Worship and Discipleship

Worship and Discipleship

As we keep in mind the necessity of resisting compromise with the culture around us, we can be encouraged that this challenge is not unique to our day. Christians have always faced the problem of being influenced by the culture, and the solution remains the same—to stay close to the Lord and to His Word.

Throughout history, non-Christians have pressured the church to conform to the practices of the culture. In our day, the church in the Western world faces a particular kind of pressure as Western culture moves from centuries of pro-Christian expressions to hostility to biblical viewpoints. While it may seem that the most significant hostility to the church is in areas of morality, we must understand that cultural compromise has come to the core purpose of the church in the world—worship and discipleship. Christians can miss this danger because of the nature of the compromise in this area that the world demands.

Underlying the cultural challenges of our day is a change in technology and how we live.
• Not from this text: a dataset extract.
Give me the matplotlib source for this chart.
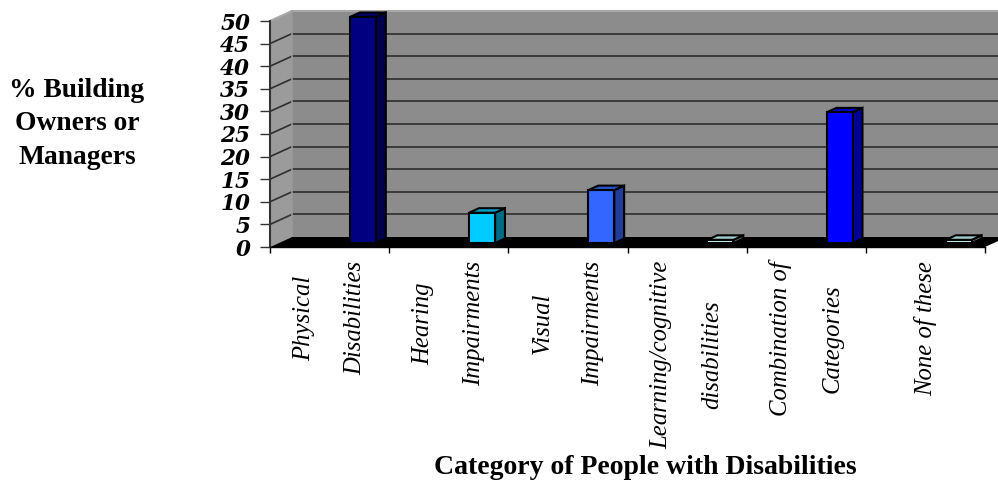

People in the modern world have a mobility that has never been seen before. People can travel great (or short) distances much more quickly and easily than they could in the past. The internet has made information available at the touch of a key. Audio, video, and live connections with people far away from us have changed the way we buy things, learn, and even communicate. All this has exacerbated an already dangerous trend from the twentieth century—consumerism. For the church, this means that people don’t even have to attend corporate worship anymore. It used to be that churches competed with each other within thirty minutes’ driving distance. Today, a church can lose attendees to a live stream from a thousand miles away. Consumerism is a greater pressure than ever for the church.

In the West, the church has responded to cultural consumerism not by challenging it but by pandering to consumers’ preferences. Churches no longer shape worship liturgies in accordance with God’s commands as they are found in the Bible. Even tradition has been jettisoned in favor of a focus on the preferences of potential attendees. Churches do not ask whether worship practices please the Lord or are found in the Bible; the overriding concern is whether they will draw in and retain new attendees. Far too many churches have decided that success is primarily determined by the number of attendees at their services.

Historically, churches have established the elements of worship in accordance with God’s express commands. The center of the worship service was the preached Word, surrounded by readings from Scripture, the singing of praise that was rich in theological content (while allowing for variance in instruments and tunes), and a variety of prayers (adoration, confession, petition, and thanksgiving). Such an approach has been termed the “regulative principle of worship,” and the overarching idea is that God is the One who gets to determine how He is worshiped.